Latar belakangnya karena ada sekelompok sahabat Nabi SAW yang diutus dalam sebuah ekspedisi, kala itu pemimpin atau komandan pasukan tersebut memerintahkan anak buahnya untuk masuk ke dalam api, dalam suatu riwayat api dari dalam gua, dalam riwayat lain api unggun yang dinyalakan oleh pasukan saat beristirahat.
Dengan maksud menguji dan bercanda kepada anak buahnya, sang komandan memerintahkan beberapa anak buahnya untuk masuk ke dalam api tersebut, maka setelah terjadi perdebatan antara mereka, mereka mengadukan hal ini kepada Rasulullah SAW. Rasulullah SAW pun menegaskan bahwa tiada ketaatan pada siapa pun dalam kemaksiatan, dalam kasus ini perintah sang komandan itu dinilai mengada-ngada dan batil.
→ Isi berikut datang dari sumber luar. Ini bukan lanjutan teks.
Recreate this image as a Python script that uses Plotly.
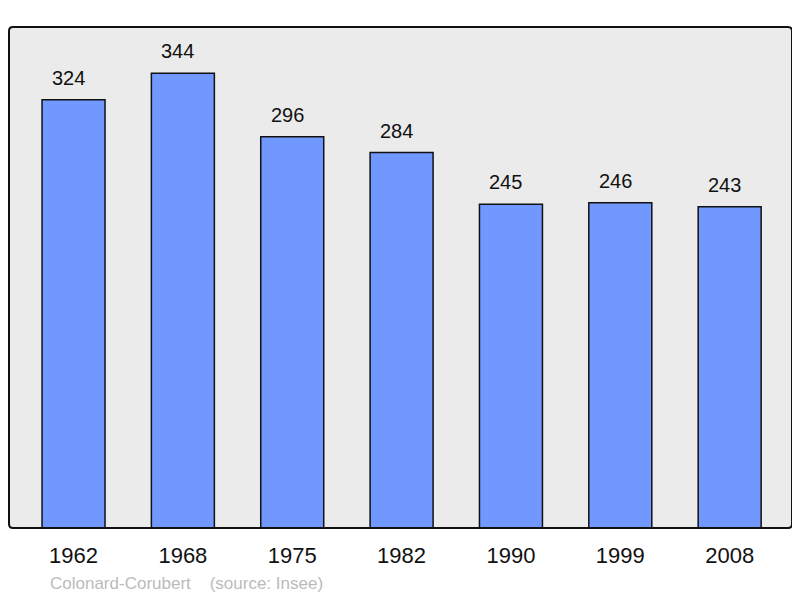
import plotly.graph_objects as go

years = ["1962", "1968", "1975", "1982", "1990", "1999", "2008"]
population = [324, 344, 296, 284, 245, 246, 243]

W, H = 792, 590
L, T, PW, PH = 1, 19, 783, 501
R, B = W - L - PW, H - T - PH

fig = go.Figure()
fig.add_trace(go.Bar(
    x=list(range(len(years))), y=population,
    width=0.576,
    marker=dict(color="#7098ff", line=dict(color="#111111", width=1.5)),
    hoverinfo="skip",
))

rx, ry = 4 / PW, 4 / PH
frame = (f"M {rx},0 L {1-rx},0 Q 1,0 1,{ry} L 1,{1-ry} Q 1,1 {1-rx},1 "
         f"L {rx},1 Q 0,1 0,{1-ry} L 0,{ry} Q 0,0 {rx},0 Z")

annotations = [dict(x=i, y=v, xref="x", yref="y", text=str(v), showarrow=False,
                    yanchor="bottom", yshift=9, xshift=-5,
                    font=dict(size=20, color="#111111", family="Liberation Sans"))
               for i, v in enumerate(population)]
annotations.append(dict(text="Colonard-Corubert&nbsp;&nbsp;&nbsp;&nbsp;(source: Insee)",
                        xref="paper", yref="paper", x=(40 - L) / PW, y=0,
                        yshift=-55, xanchor="left", yanchor="middle", showarrow=False,
                        font=dict(size=17, color="#bbbbbb", family="Liberation Sans")))

fig.update_layout(
    width=W, height=H,
    margin=dict(l=L, r=R, t=T, b=B, pad=0),
    paper_bgcolor="white", plot_bgcolor="white",
    showlegend=False,
    xaxis=dict(range=[-0.59, 6.57], tickmode="array",
               tickvals=list(range(len(years))), ticktext=years,
               tickfont=dict(size=22, color="#111111", family="Liberation Sans"),
               showgrid=False, zeroline=False, ticks="", ticklabelstandoff=12,
               showline=False, automargin=False),
    yaxis=dict(range=[0, 379], showticklabels=False, showgrid=False,
               zeroline=False, ticks="", showline=False, automargin=False),
    shapes=[dict(type="path", xref="paper", yref="paper", path=frame,
                 fillcolor="#ebebeb", line=dict(width=0), layer="below"),
            dict(type="path", xref="paper", yref="paper", path=frame,
                 line=dict(color="#111111", width=2), layer="above")],
    annotations=annotations,
)
fig.write_html("out.html")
Dalam berbagai kitab tafsir dan hadits, pembahasan makna QS An-Nisaa: 59 selalu terkait dengan kisah para sahabat dan sabda Rasulullah SAW ini. Maka sepatutnya kita kritis, taat pada ulil amri yang diperintahkan ayat ini merupakan ketaatan dalam koridor syariat bukan di luar syariat. Ketaatan pada ulil amri yang bagaimana dulu? Perintah dan kebijakannya yang seperti apa? berlandaskan Islam atau tidak? Wallahu’alam.